Apo-B100 mRNA expression was quantified by real-time PCR using the ABI 7000 Sequence Detection System and software. Liver samples were removed from RNA later and then pulverized in RLT buffer using the Qiagen® TissueLyser system with subsequent RNA isolation from the RNeasy kit, with the optional DNaseI step (Qiagen, Valencia, CA, USA). Purity was ensured and concentration determined with a spectrophotometer (Nano Drop 1000, Thermo Scientific, Waltham, MA, USA). Reverse transcription was performed by combining RNA with the reverse transcription reaction mixture (Nuclease-Free Water, ImProm-II 5× Reaction Buffer, MgCl2, dNTP mix, and ImProm-II Reverse Transcriptase, (Promega, Madison, WI, USA) and cDNA was synthesized. The reaction mixture (Nuclease-Free Water, 18S, and apo-B100 primers and probe, both forward and reverse transcriptases, and TAQman Master Mix (ABI)) was loaded to a 96-well microplate, along with the cDNA sample (50 ng) and placed into the ABI 7000 Sequence Detection System for polymerization. After polymerization, results were quantified using the ddCT method relative to 18S. Comparison of the differences in raw CT values did not differ (p = 0.5) between groups, indicating that 18S mRNA was an appropriate normalizer.

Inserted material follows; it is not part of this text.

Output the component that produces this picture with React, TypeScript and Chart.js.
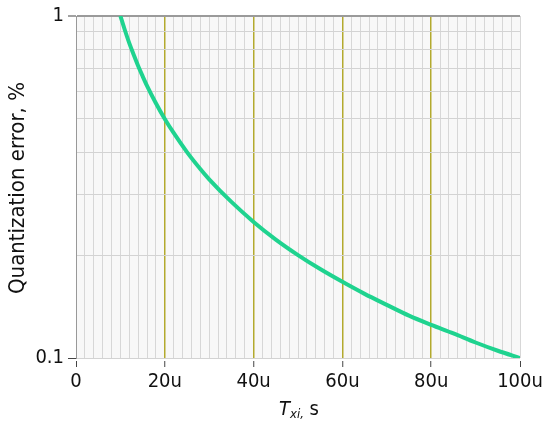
import React, { useEffect, useRef } from "react";
import { Chart, registerables } from "chart.js";

Chart.register(...registerables);

// Integration period T_xi in micro-seconds (u) and quantization error in %
const periods = [10, 11, 12, 13, 14, 15, 16, 18, 20, 22, 25, 28, 30, 35, 40, 45, 50, 55, 60, 65, 70, 75, 80, 85, 90, 95, 100];
const errors = [1.0, 0.91, 0.833, 0.77, 0.714, 0.667, 0.625, 0.556, 0.5, 0.455, 0.4, 0.357, 0.333, 0.286, 0.25, 0.222, 0.2, 0.182, 0.167, 0.154, 0.143, 0.133, 0.125, 0.118, 0.111, 0.105, 0.1];

const xGridValues = [0, 2, 4, 6, 8, 10, 12, 14, 16, 18, 20, 22, 24, 26, 28, 30, 32, 34, 36, 38, 40, 42, 44, 46, 48, 50, 52, 54, 56, 58, 60, 62, 64, 66, 68, 70, 72, 74, 76, 78, 80, 82, 84, 86, 88, 90, 92, 94, 96, 98, 100];
const xLabels = ["0", "20u", "40u", "60u", "80u", "100u"];
const xLabelValues = [0, 20, 40, 60, 80, 100];
const xMajor = [20, 40, 60, 80];
const yGridValues = [0.1, 0.2, 0.3, 0.4, 0.5, 0.6, 0.7, 0.8, 0.9, 1];
const yLabels = ["0.1", "1"];
const yLabelValues = [0.1, 1];

const FONT = '"DejaVu Sans Condensed", "DejaVu Sans", sans-serif';

const near = (a: number, b: number) => Math.abs(a - b) < 1e-9;

const xGridColors = xGridValues.map((v) => (xMajor.includes(v) ? "#b3aa2e" : "#d7d7d7"));
const xGridWidths = xGridValues.map((v) => (xMajor.includes(v) ? 1.5 : 1));
const xTickColors = xGridValues.map((v) => (xLabelValues.includes(v) ? "#444" : "rgba(0,0,0,0)"));
const yGridColors = yGridValues.map((v) => (near(v, 1) ? "#9a9a9a" : "#d3d3d3"));
const yGridWidths = yGridValues.map((v) => (near(v, 1) ? 2 : 1));
const yTickColors = yGridValues.map((v) => (yLabelValues.some((l) => near(l, v)) ? "#444" : "rgba(0,0,0,0)"));

export default function App() {
  const ref = useRef<HTMLCanvasElement | null>(null);

  useEffect(() => {
    document.body.style.margin = "0";
    const canvas = ref.current;
    if (!canvas) return;

    const bgPlugin = {
      id: "plotBg",
      beforeDraw(chart: any) {
        const { ctx, chartArea } = chart;
        ctx.save();
        ctx.fillStyle = "#f8f8f8";
        ctx.fillRect(chartArea.left, chartArea.top, chartArea.right - chartArea.left, chartArea.bottom - chartArea.top);
        ctx.restore();
      },
    };

    const titlePlugin = {
      id: "axisTitles",
      afterDraw(chart: any) {
        const ctx = chart.ctx as CanvasRenderingContext2D;
        ctx.save();
        ctx.fillStyle = "#111";
        ctx.translate(18, 188);
        ctx.rotate(-Math.PI / 2);
        ctx.textAlign = "center";
        ctx.textBaseline = "middle";
        ctx.font = `22px ${FONT}`;
        ctx.fillText("Quantization error, %", 0, 0);
        ctx.restore();

        ctx.save();
        ctx.fillStyle = "#111";
        ctx.textAlign = "left";
        ctx.textBaseline = "alphabetic";
        const big = `italic 20px ${FONT}`;
        const small = `italic 13px ${FONT}`;
        const norm = `20px ${FONT}`;
        ctx.font = big;
        const wT = ctx.measureText("T").width;
        ctx.font = small;
        const wSub = ctx.measureText("xi,").width;
        ctx.font = norm;
        const wS = ctx.measureText(" s").width;
        const total = wT + wSub + wS;
        let x = 299 - total / 2;
        const base = 415;
        ctx.font = big;
        ctx.fillText("T", x, base);
        x += wT;
        ctx.font = small;
        ctx.fillText("xi,", x, base + 3);
        x += wSub;
        ctx.font = norm;
        ctx.fillText(" s", x, base);
        ctx.restore();
      },
    };

    const chart = new Chart(canvas, {
      type: "line",
      data: {
        datasets: [
          {
            data: periods.map((p, i) => ({ x: p, y: errors[i] })),
            borderColor: "#1fd38f",
            borderWidth: 4,
            pointRadius: 0,
            cubicInterpolationMode: "monotone",
            fill: false,
          },
        ],
      },
      options: {
        animation: false,
        responsive: false,
        layout: { padding: { left: 0, right: 30, top: 13, bottom: 0 } },
        plugins: { legend: { display: false }, tooltip: { enabled: false } },
        scales: {
          x: {
            type: "linear",
            min: 0,
            max: 100,
            afterBuildTicks: (s: any) => {
              s.ticks = xGridValues.map((v) => ({ value: v }));
            },
            afterFit: (s: any) => {
              s.height = 72;
            },
            border: { display: false },
            grid: {
              color: xGridColors,
              lineWidth: xGridWidths,
              tickLength: 9,
              tickWidth: 1,
              tickColor: xTickColors,
              tickBorderDash: [0, 3, 6, 30],
            },
            ticks: {
              autoSkip: false,
              maxRotation: 0,
              padding: 3,
              color: "#111",
              font: { family: FONT, size: 20 },
              callback: (v: any) => {
                const n = Number(v);
                const k = xLabelValues.findIndex((l) => near(l, n));
                return k >= 0 ? xLabels[k] : "";
              },
            },
          },
          y: {
            type: "logarithmic",
            min: 0.1,
            max: 1,
            afterBuildTicks: (s: any) => {
              s.ticks = yGridValues.map((v) => ({ value: v }));
            },
            afterFit: (s: any) => {
              s.width = 76;
            },
            border: { display: true, color: "#999", width: 1 },
            grid: {
              color: yGridColors,
              lineWidth: yGridWidths,
              tickLength: 8,
              tickWidth: 1,
              tickColor: yTickColors,
            },
            ticks: {
              autoSkip: false,
              padding: 4,
              color: "#111",
              font: { family: FONT, size: 20 },
              callback: (v: any) => {
                const n = Number(v);
                const k = yLabelValues.findIndex((l) => near(l, n));
                return k >= 0 ? yLabels[k] : "";
              },
            },
          },
        },
      },
      plugins: [bgPlugin, titlePlugin],
    } as any);

    return () => chart.destroy();
  }, []);

  return (
    <div style={{ width: 550, height: 430, background: "#fff" }}>
      <canvas ref={ref} width={550} height={430} />
    </div>
  );
}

4.9. Hepatic Mitchondrial Enzymes

Citrate synthase and beta-hydroxyacyl-CoA dehydrogenase (β-HAD) activities were determined in whole liver homogenate using spectrophotometric methods as previously described [32].

4.10. Statistics

Statistics were carried out by using software SPSS 15.0 (Chicago, IL, USA). Group differences were examined by independent samples t-test. Values are reported as means ± SE, and p-values of <0.05 were considered statistically significant.

5. Conclusions

High capacity runner rats were fed normal or ethanol containing liquid diet chronically for six weeks and various liver parameters were monitored. Ethanol ingestion did not induce significant liver injury including hepatic inflammation. High intrinsic aerobic fitness did not reduce ethanol induced hepatic steatosis, but protected against ethanol induced hepatic injury and systemic metabolic dysfunction in this rat model.